Modem lights sucks for many reasons...

> 3. All above is applies to VPN connections too. The same set of tools
> should deal with both PPP and VPN. But modem-lights doesn't gives you an
> easy way to get up a pptpd connection for example.

In an ideal world, yes, this would be the case. At present, in 
implementation terms, the two are hugely different things (not helped in 
the slightest by the rather large range of unixy VPN tools). The Right 
Way, again, is for g-s-t to support this on a per distribution basis and 
let the "network connection applet" (or whatever) interact with that.

> 4. Diversification of these (g-s-t, modem lights) tools seems not good
> for me. I think there should be one place where user can create a new
> connection, select some connection and then dial out.

No. This would require large quantities of distribution-specific code in 
a panel applet - there's no significant point in having an applet that 
doesn't interact correctly with the system's own ideas about how PPP 
connections are set up.

> 5. And finally, following the trend of taking away technical details, we
> should avoid all stuff like ppp0, lock-file and so-on.

Indeed.

> To address the first issue as far as I see we should use pppd directly
> and avoid use of system scripts.
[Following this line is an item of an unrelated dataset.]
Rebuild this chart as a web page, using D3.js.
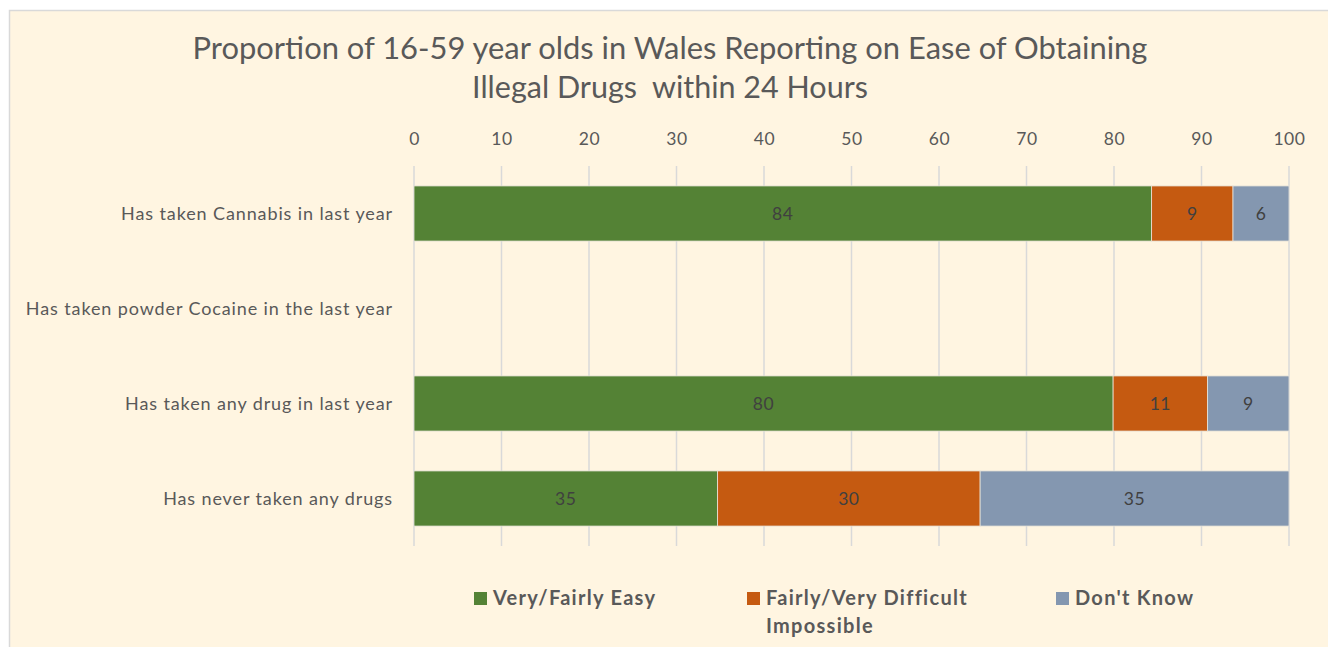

I'm not sure is this is a good way,
> but doing so we could avoid requiring root password for creating new
> connection.

No, for the same reason as (4) is bad. Failing to integrate with the 
rest of the underlying system confuses people. On a Debian system, if I 
connect with the applet I should be able to disconnect by doing poff in 
a terminal.

> And since one application does all the work we can use notification area
> for controlling active connection.

Having thought about this, I'm not keen on the idea of using the 
notification area. For a start, it doesn't necessarily exist. Secondly, 
you probably want an icon per connection (otherwise you can't adequately 
show status, which defeats the point) and doing that in the notification 
area would probably result in a mass of tiny icons, all subtly different 
and all making it harder for you to tell if your print job is finished 
yet. Doing it in the panel is probably somewhat more sane.